By Tuesday night the snow had returned in force. We woke to a thick blanket of snow and news that some of the schools had closed. Mitchell had the rest of the week off, but Jenna’s school was open. The schools here are well prepared for the snow days and Mitchell’s school has a login area on the internet for the children where they can access assignments for all their subjects.
I have already looked on the schools website for information about school-closures tomorrow and the school is closed again. I haven’t told Mitchell yet, so he is still getting an early-to-bed school nights sleep. The snow gave us the perfect playground on Wednesday. We took a baseball bat and a football out into the field across the road from our house and what fun it was. Smacking a snowball with a baseball bat mostly just leaves you with a mouthful of snow, and kicking a football is great because it doesn’t go too far so you don’t have to run as much. J
Today we went to lunch at one of our favourite pubs in Tunbridge Wells. It is called “The Robin Hood” and then headed off for another round of ten-pen bowling. I retain the family bowling title (and my crown), despite Mikes best efforts in those last few frames.
Jon leaves tomorrow to head back to SA. We can remember counting the days down until he got here and now the time is already over and he is preparing to head home. He certainly saw “the worst” (or what I think is “the best”) of Britain with all the snow and winter weather.

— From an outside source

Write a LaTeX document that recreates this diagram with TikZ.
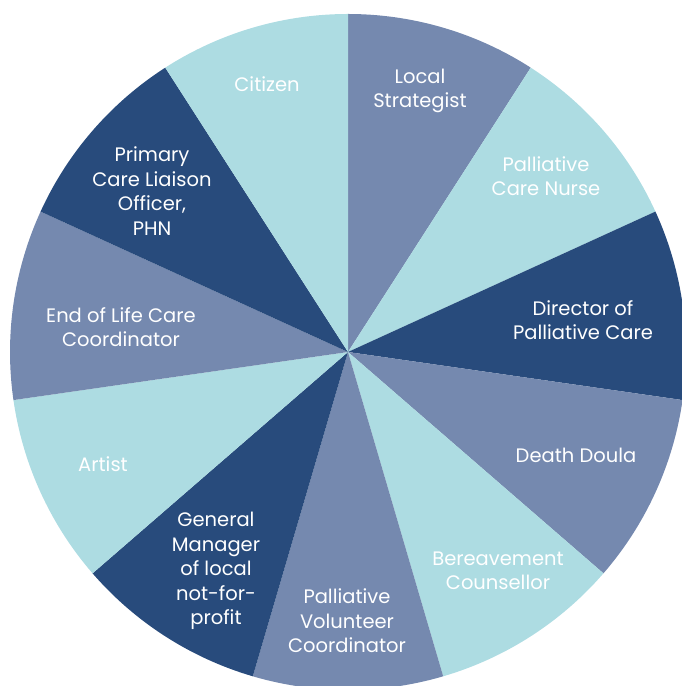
\documentclass[tikz,border=0pt]{standalone}
\usepackage{fontspec}
\setmainfont{Poppins}
\usepackage{tikz}
\definecolor{white}{rgb}{1.0, 1.0, 1.0}
\definecolor{slate}{RGB}{117,137,175}
\definecolor{pale}{RGB}{173,220,226}
\definecolor{navy}{RGB}{40,75,124}
\pgfdeclarelayer{slicelayer}
\pgfdeclarelayer{textlayer}
\pgfsetlayers{slicelayer,textlayer,main}
\tikzstyle{role}=[text=white,align=center,inner sep=0pt,font=\fontsize{19.5}{24.5}\selectfont]

\begin{document}
\begin{tikzpicture}[x=1pt,y=1pt]
        \clip (0,0) rectangle (681,686);
        \coordinate (c) at (348,334);

        \begin{pgfonlayer}{slicelayer}
            % eleven equal slices, clockwise from the top
            \fill [slate] (c) -- ++(90:338) arc [start angle=90, end angle=57.27, radius=338] -- cycle;
            \fill [pale] (c) -- ++(57.27:338) arc [start angle=57.27, end angle=24.55, radius=338] -- cycle;
            \fill [navy] (c) -- ++(24.55:338) arc [start angle=24.55, end angle=-8.18, radius=338] -- cycle;
            \fill [slate] (c) -- ++(-8.18:338) arc [start angle=-8.18, end angle=-40.91, radius=338] -- cycle;
            \fill [pale] (c) -- ++(-40.91:338) arc [start angle=-40.91, end angle=-73.64, radius=338] -- cycle;
            \fill [slate] (c) -- ++(-73.64:338) arc [start angle=-73.64, end angle=-106.36, radius=338] -- cycle;
            \fill [navy] (c) -- ++(-106.36:338) arc [start angle=-106.36, end angle=-139.09, radius=338] -- cycle;
            \fill [pale] (c) -- ++(-139.09:338) arc [start angle=-139.09, end angle=-171.82, radius=338] -- cycle;
            \fill [slate] (c) -- ++(-171.82:338) arc [start angle=-171.82, end angle=-204.55, radius=338] -- cycle;
            \fill [navy] (c) -- ++(-204.55:338) arc [start angle=-204.55, end angle=-237.27, radius=338] -- cycle;
            \fill [pale] (c) -- ++(-237.27:338) arc [start angle=-237.27, end angle=-270, radius=338] -- cycle;
        \end{pgfonlayer}

        \begin{pgfonlayer}{textlayer}
            \node [style = role] (strategist) at (420, 595) {Local\\Strategist};
            \node [style = role] (nurse) at (546, 510) {Palliative\\Care Nurse};
            \node [style = role] (director) at (583, 366) {Director of\\Palliative Care};
            \node [style = role] (doula) at (576, 231) {Death Doula};
            \node [style = role] (counsellor) at (498, 115) {Bereavement\\Counsellor};
            \node [style = role] (volunteer) at (347, 65) {Palliative\\Volunteer\\Coordinator};
            \node [style = role] (manager) at (216, 115) {General\\Manager\\of local\\not-for-\\profit};
            \node [style = role] (artist) at (103, 222) {Artist};
            \node [style = role] (endoflife) at (121, 359) {End of Life Care\\Coordinator};
            \node [style = role] (liaison) at (152, 495) {Primary\\Care Liaison\\Officer,\\PHN};
            \node [style = role] (citizen) at (267, 602) {Citizen};
        \end{pgfonlayer}
    \end{tikzpicture}
\end{document}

Some strange things came out of the news this week. Stories of people who walk right past warning signs, over frozen lakes and fall in to their deaths, how you cannot clear the ice from the pavement in front of your house and grit it as this might cause someone to fall and they can sue you, and how panic-buying saw the shops stripped of goods, but it also highlighted the community spirit that people have, to help one another. Young people clear the driveways of elderly neighbours; people offer to go shopping for those who cannot get around in the adverse weather conditions. We have seen people pushing cars for strangers who became stuck in the snow and it’s all done in good spirit. I spun our car twice in one journey when I went to fetch Mike from the station this week, but at the end of the day it’s all about learning new things.
This weather makes you think about the world, about human beings and how we cope in strange situations, it makes you think about our planet and just how much we are not really in control of the forces of nature. It makes you realise just how small we really are in the greater scheme of things.
The evenings grow noticeably longer now. You can take note of how dark it is at a given time of day, perhaps when you leave the office, or the time when your train leaves the station, then do it again a week later and notice the difference.